Cold outbound
Reaching someone who did not ask to hear from you. The psychological contract is that you have no right to their attention; you have to earn it in the first sentence, or you have lost it. The job is not to close. The job is to earn a reply.
- Specificity is everything. A cold email that references something specific about the reader reads as human. One that could have been sent to anyone reads as spam. Our ICP gets a lot of both. They know the difference immediately.
- The value-to-ask ratio must be high. You are asking for their time with no prior relationship. The email must give something (an insight, an observation, a real reason to think) before it asks for anything.
- One ask, and it must be soft. Ask for a reply, not a meeting. Ask for a thought, not a demo. The ask scales with the relationship. This relationship has not started yet.

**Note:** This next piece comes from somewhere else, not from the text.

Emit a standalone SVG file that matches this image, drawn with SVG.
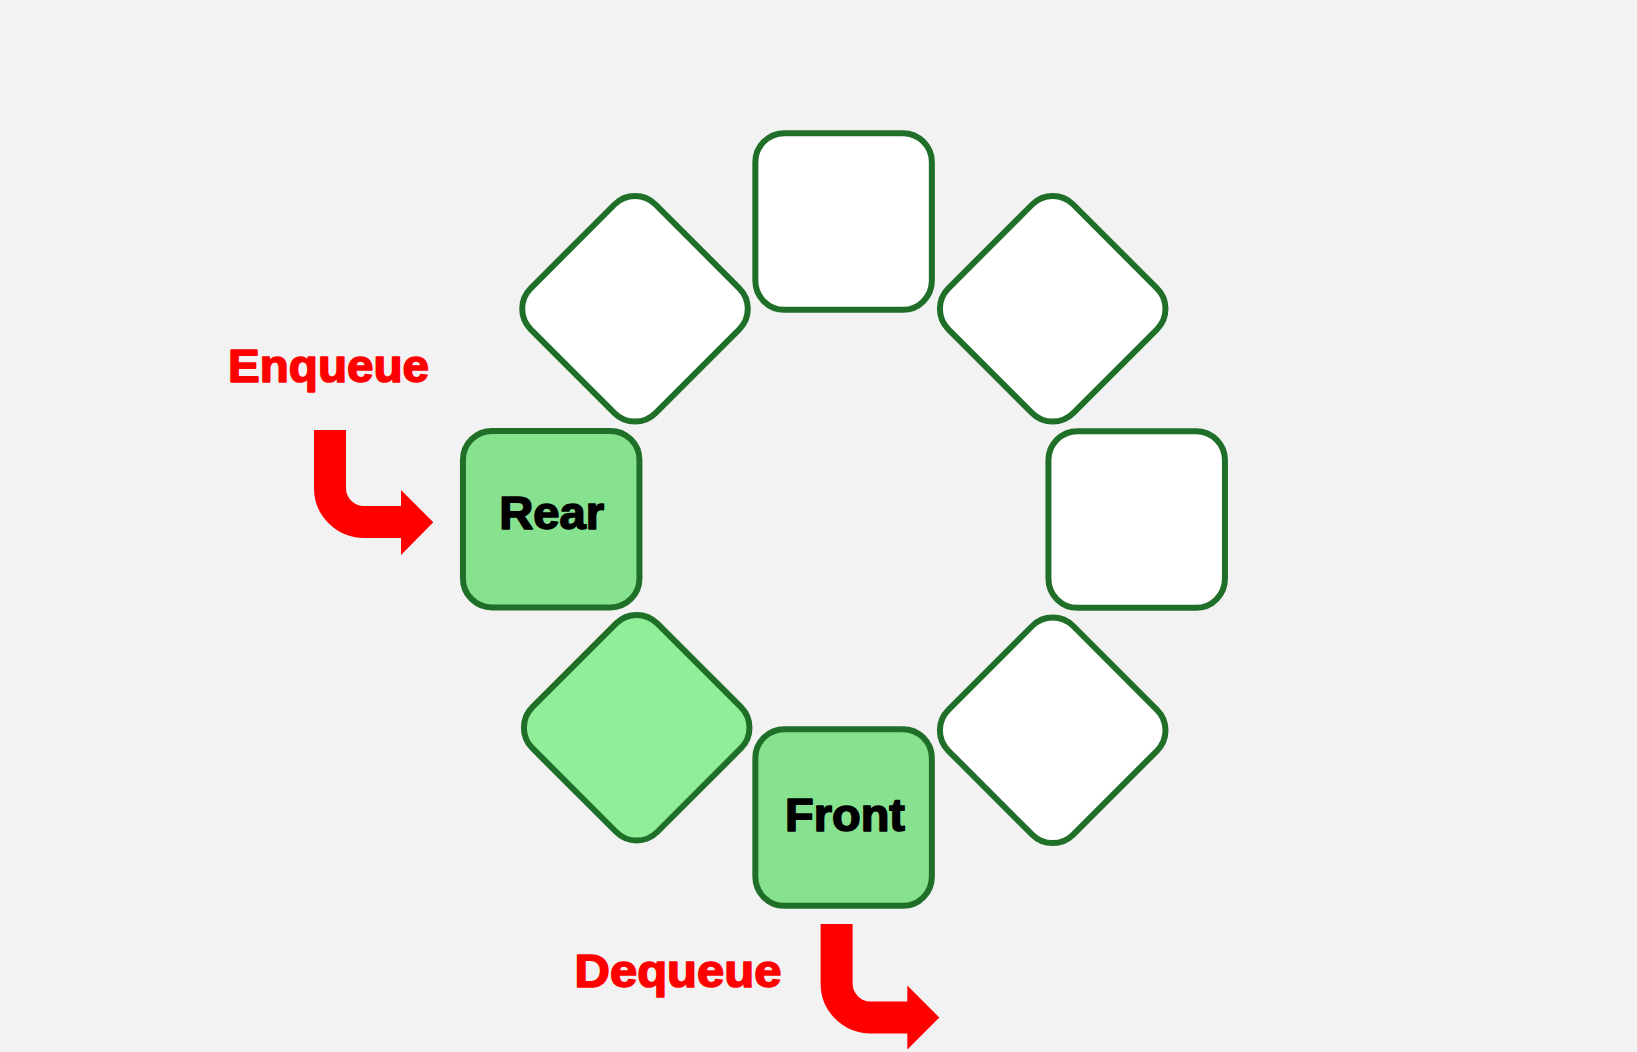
<svg xmlns="http://www.w3.org/2000/svg" width="1637" height="1052" viewBox="0 0 1637 1052">
<style>
.node{stroke:#1f6f28;stroke-width:6}
.empty{fill:#ffffff}
.active{fill:#87e28f}
.used{fill:#90ee98}
.lbl{font-family:"Liberation Sans",Arial,sans-serif;font-weight:bold;font-size:46px;fill:#000;stroke:#000;stroke-width:1.6;stroke-linejoin:round;paint-order:stroke;text-anchor:middle}
.op{font-family:"Liberation Sans",Arial,sans-serif;font-weight:bold;font-size:46px;fill:#ff0000;stroke:#ff0000;stroke-width:1.6;stroke-linejoin:round;paint-order:stroke}
.shaft{fill:none;stroke:#ff0000;stroke-width:32}
.head{fill:#ff0000}
</style>
<defs>
<rect id="cell" x="-88.25" y="-88.25" width="176.5" height="176.5" rx="29" ry="29"/>
</defs>
<rect width="1637" height="1052" fill="#f2f2f2"/>
<g id="node-top"><use href="#cell" class="node empty" transform="translate(843.6,221.5)"/></g>
<g id="node-top-right"><use href="#cell" class="node empty" transform="translate(1052.7,308.8) rotate(45)"/></g>
<g id="node-right"><use href="#cell" class="node empty" transform="translate(1136.7,519.5)"/></g>
<g id="node-bottom-right"><use href="#cell" class="node empty" transform="translate(1052.7,730.3) rotate(45)"/></g>
<g id="node-front"><use href="#cell" class="node active" transform="translate(843.6,817.5)"/><text class="lbl" x="845" y="831" textLength="120" lengthAdjust="spacingAndGlyphs">Front</text></g>
<g id="node-bottom-left"><use href="#cell" class="node used" transform="translate(636.7,727.7) rotate(45)"/></g>
<g id="node-rear"><use href="#cell" class="node active" transform="translate(551.2,519.2)"/><text class="lbl" x="551.7" y="528.5" textLength="105" lengthAdjust="spacingAndGlyphs">Rear</text></g>
<g id="node-top-left"><use href="#cell" class="node empty" transform="translate(635,308.8) rotate(45)"/></g>
<g id="connectors">
<g id="enqueue">
<text class="op" x="228" y="381.5" textLength="201" lengthAdjust="spacingAndGlyphs">Enqueue</text>
<path class="shaft" d="M330,430 L330,488 A34,34 0 0 0 364,522 L402,522"/>
<polygon class="head" points="401,490 433.3,522.3 401,555"/>
</g>
<g id="dequeue">
<text class="op" x="574.5" y="986.5" textLength="207" lengthAdjust="spacingAndGlyphs">Dequeue</text>
<path class="shaft" d="M836.6,924 L836.6,983.5 A34,34 0 0 0 870.6,1017.5 L908,1017.5"/>
<polygon class="head" points="907.3,985.5 939.3,1017.5 907.3,1049.5"/>
</g>
</g>
</svg>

Name something specific to them. Not a value claim. A real observation.
- One specific observation about them or their work (one sentence)
- One reason that observation is relevant to what Visualist does (one sentence)
- One soft ask: a reply, a thought, a yes or no (one sentence)
Hi [name],
We'd love to show you how Visualist can help you unlock the potential to streamline your workflow and scale your business.
Don't hesitate to reach out if you'd like to chat!
Warmly, The Visualist Team
Hi Sofia,
Saw your Calloway project on your site. The material palette is exceptional. Curious how long the supplier coordination took on something at that scale.
We built Visualist specifically for studios like yours. It handles the coordination layer so you can take on more without the overhead.
Worth a look?
Three emails, spaced four to five days apart. Each takes a different angle. Email 1: the specific observation. Email 2: a different angle, a question about their process or a relevant insight. Email 3: a short close. Acknowledge they may not be the right fit right now, leave the door open. If no reply after three emails, stop.